Required task -> Output the first line of the listing and each line after it, up to and including the line that contains "plt.rcParams['font.family'] = ['Lato', 'DejaVu", exactly as written, minus the pictures.

________________________________________

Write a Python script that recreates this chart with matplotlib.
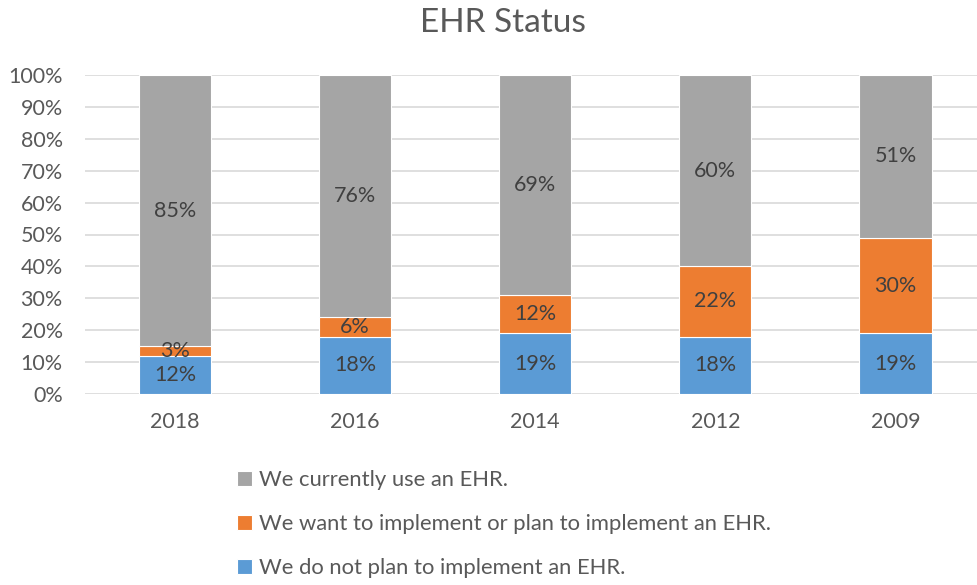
import matplotlib.pyplot as plt
import numpy as np

plt.rcParams['font.family'] = ['Lato', 'DejaVu Sans']

years = ['2018', '2016', '2014', '2012', '2009']
no_plan = [12, 18, 19, 18, 19]
want = [3, 6, 12, 22, 30]
use = [85, 76, 69, 60, 51]
labels = ['We do not plan to implement an EHR.',
          'We want to implement or plan to implement an EHR.',
          'We currently use an EHR.']
colors = ['#5B9BD5', '#ED7D31', '#A5A5A5']

fig = plt.figure(figsize=(9.77, 5.85), dpi=100)
ax = fig.add_axes([85 / 977, 1 - 394 / 585, 1 - 85 / 977, (394 - 75) / 585])

x = np.arange(len(years))
bottom = np.zeros(len(years))
bars = []
for vals, col, lab in zip([no_plan, want, use], colors, labels):
    b = ax.bar(x, vals, 0.4, bottom=bottom, color=col, edgecolor='white',
               linewidth=0.8, label=lab, zorder=3)
    bars.append(b)
    for xi, v, bt in zip(x, vals, bottom):
        ax.text(xi, bt + v / 2, f'{v}%', ha='center', va='center',
                fontsize=15.5, color='#404040', zorder=4)
    bottom += np.array(vals)

ax.set_xlim(-0.4997, 4.4525)
ax.set_ylim(0, 100)
ax.set_yticks(range(0, 101, 10))
ax.set_yticklabels([f'{v}%' for v in range(0, 101, 10)])
ax.set_xticks(x)
ax.set_xticklabels(years)
ax.tick_params(length=0, labelsize=15.5, labelcolor='#595959')
ax.tick_params(axis='x', pad=13)
ax.tick_params(axis='y', pad=16)
ax.grid(axis='y', color='#D9D9D9', linewidth=1.2, zorder=0)
for s in ax.spines.values():
    s.set_visible(False)

# title sits a little right of centre in the original
fig.text(503 / 977, 1 - 23 / 585, 'EHR Status', ha='center', va='center',
         fontsize=24, color='#595959')

fig.legend(handles=bars[::-1], labels=labels[::-1], loc='upper left',
           bbox_to_anchor=(237 / 977, 1 - 470 / 585), frameon=False,
           fontsize=15.8, labelcolor='#595959', handlelength=0.68,
           handleheight=0.68, handletextpad=0.3, labelspacing=1.1,
           borderpad=0, borderaxespad=0)

fig.savefig('out.png', dpi=100)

________________________________________

Written response ->
Write a Python script that recreates this chart with matplotlib.
import matplotlib.pyplot as plt
import numpy as np

plt.rcParams['font.family'] = ['Lato', 'DejaVu Sans']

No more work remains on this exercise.